──────── Recorded data ────────

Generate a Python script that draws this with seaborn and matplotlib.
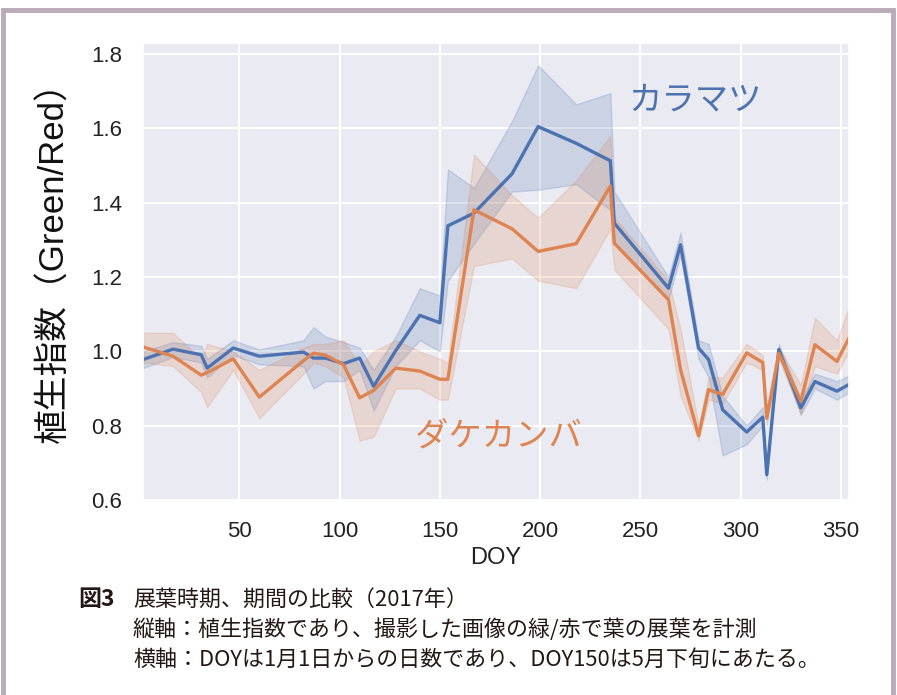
import pandas as pd
import matplotlib.pyplot as plt
import seaborn as sns
from matplotlib.patches import Rectangle

# DATA

doy = [2, 17, 31, 34, 47, 60, 82, 87, 93, 102, 110, 117, 128, 140, 150, 154,
       167, 186, 199, 218, 235, 237, 264, 270, 279, 284, 291, 303, 311, 313,
       319, 330, 337, 348, 354]

# カラマツ (larch)
kara_mean = [0.978, 1.006, 0.991, 0.955, 1.009, 0.987, 0.998, 0.982, 0.982, 0.967,
             0.982, 0.906, 1.002, 1.097, 1.077, 1.338, 1.372, 1.478, 1.605, 1.560,
             1.513, 1.345, 1.170, 1.287, 1.009, 0.978, 0.843, 0.783, 0.823, 0.668,
             1.005, 0.848, 0.919, 0.893, 0.911]
kara_lo = [0.955, 0.985, 0.970, 0.930, 0.990, 0.965, 0.960, 0.900, 0.920, 0.920,
           0.950, 0.840, 0.960, 1.030, 1.000, 1.190, 1.290, 1.430, 1.435, 1.450,
           1.380, 1.290, 1.140, 1.260, 0.980, 0.930, 0.720, 0.750, 0.800, 0.655,
           0.990, 0.830, 0.900, 0.870, 0.890]
kara_hi = [1.000, 1.025, 1.015, 0.980, 1.030, 1.005, 1.030, 1.065, 1.040, 1.025,
           1.010, 0.950, 1.040, 1.170, 1.150, 1.490, 1.440, 1.620, 1.770, 1.665,
           1.695, 1.430, 1.200, 1.320, 1.030, 1.020, 0.880, 0.800, 0.850, 0.680,
           1.020, 0.870, 0.940, 0.920, 0.935]

# ダケカンバ (birch)
dake_mean = [1.012, 0.987, 0.936, 0.943, 0.980, 0.877, 0.975, 0.995, 0.990, 0.964,
             0.875, 0.895, 0.955, 0.947, 0.925, 0.925, 1.381, 1.330, 1.269, 1.290,
             1.445, 1.291, 1.139, 0.951, 0.773, 0.897, 0.884, 0.996, 0.970, 0.820,
             0.995, 0.866, 1.018, 0.973, 1.036]
dake_lo = [0.970, 0.960, 0.890, 0.850, 0.950, 0.820, 0.940, 0.970, 0.960, 0.930,
           0.760, 0.770, 0.900, 0.900, 0.870, 0.870, 1.230, 1.250, 1.190, 1.170,
           1.330, 1.220, 1.060, 0.880, 0.760, 0.870, 0.860, 0.970, 0.950, 0.800,
           0.980, 0.830, 0.960, 0.940, 1.000]
dake_hi = [1.050, 1.050, 0.980, 1.020, 1.000, 0.950, 1.010, 1.020, 1.020, 1.030,
           0.960, 1.000, 1.030, 1.000, 0.980, 0.970, 1.530, 1.420, 1.360, 1.460,
           1.580, 1.360, 1.190, 1.060, 0.800, 0.930, 0.930, 1.020, 0.990, 0.840,
           1.010, 0.910, 1.090, 1.030, 1.120]

species = ["カラマツ", "ダケカンバ"]
colors = ["#4C72B0", "#DD8452"]

x_ticks = [50, 100, 150, 200, 250, 300, 350]
y_ticks = [0.6, 0.8, 1.0, 1.2, 1.4, 1.6, 1.8]

caption_head = "図3"
caption_lines = [
    "展葉時期、期間の比較（2017年）",
    "縦軸：植生指数であり、撮影した画像の緑/赤で葉の展葉を計測",
    "横軸：DOYは1月1日からの日数であり、DOY150は5月下旬にあたる。",
]

# LONG FORM TABLE: lo / mean / hi per day -> median line, min-max band

rows = []
for name, lo, mid, hi in [
    (species[0], kara_lo, kara_mean, kara_hi),
    (species[1], dake_lo, dake_mean, dake_hi),
]:
    for i in range(len(doy)):
        for v in (lo[i], mid[i], hi[i]):
            rows.append({"DOY": doy[i], "value": v, "species": name})

df = pd.DataFrame(rows)

# PLOT

sns.set_theme(style="darkgrid")
plt.rcParams["font.family"] = ["Liberation Sans", "Noto Sans CJK JP"]
plt.rcParams["grid.linewidth"] = 1.4

fig = plt.figure(figsize=(8.97, 6.95), dpi=100)
ax = fig.add_axes([143 / 897, 1 - 500 / 695, 706 / 897, 457 / 695])

sns.lineplot(
    data=df,
    x="DOY",
    y="value",
    hue="species",
    hue_order=species,
    palette=colors,
    estimator="median",
    errorbar=("pi", 100),
    linewidth=2.4,
    legend=False,
    ax=ax
)

ax.set_xlim(doy[0], doy[-1])
ax.set_ylim(0.6, 1.83)
ax.set_xticks(x_ticks)
ax.set_yticks(y_ticks)
ax.set_yticklabels([f"{t:.1f}" for t in y_ticks])
ax.tick_params(axis="both", labelsize=16, colors="#222222")
ax.tick_params(axis="y", pad=9)
ax.tick_params(axis="x", pad=9)

ax.set_xlabel("DOY", fontsize=17, color="#222222", labelpad=4)
ax.set_ylabel("植生指数（Green/Red）", fontsize=25, color="#111111")
ax.yaxis.set_label_coords(-0.103, 0.54)

ax.text(277.5, 1.677, species[0], color=colors[0], fontsize=24,
        ha="center", va="center", family=["Noto Sans CJK JP"])
ax.text(179, 0.771, species[1], color=colors[1], fontsize=24,
        ha="center", va="center", family=["Noto Sans CJK JP"])

# CAPTION

fig.text(78 / 897, 1 - 600 / 695, caption_head, fontsize=16.5, fontweight="bold",
         va="center", family=["Noto Sans CJK JP"], color="#231815")
for k, line in enumerate(caption_lines):
    fig.text(133 / 897, 1 - (600 + 30 * k) / 695, line, fontsize=15.8,
             va="center", family=["Noto Sans CJK JP"], color="#231815")

# FRAME

frame = Rectangle(
    (3 / 897, -0.1), 890 / 897, 1.1 - 10 / 695,
    transform=fig.transFigure, fill=False,
    edgecolor="#b9abb7", linewidth=3.5, clip_on=False
)
fig.patches.append(frame)

fig.savefig("out.png", dpi=100)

────────

Starting at the top of the listing above, reproduce each line up to and including the one with "# DATA"; omit the pictures.

Generate a Python script that draws this with seaborn and matplotlib.
import pandas as pd
import matplotlib.pyplot as plt
import seaborn as sns
from matplotlib.patches import Rectangle

# DATA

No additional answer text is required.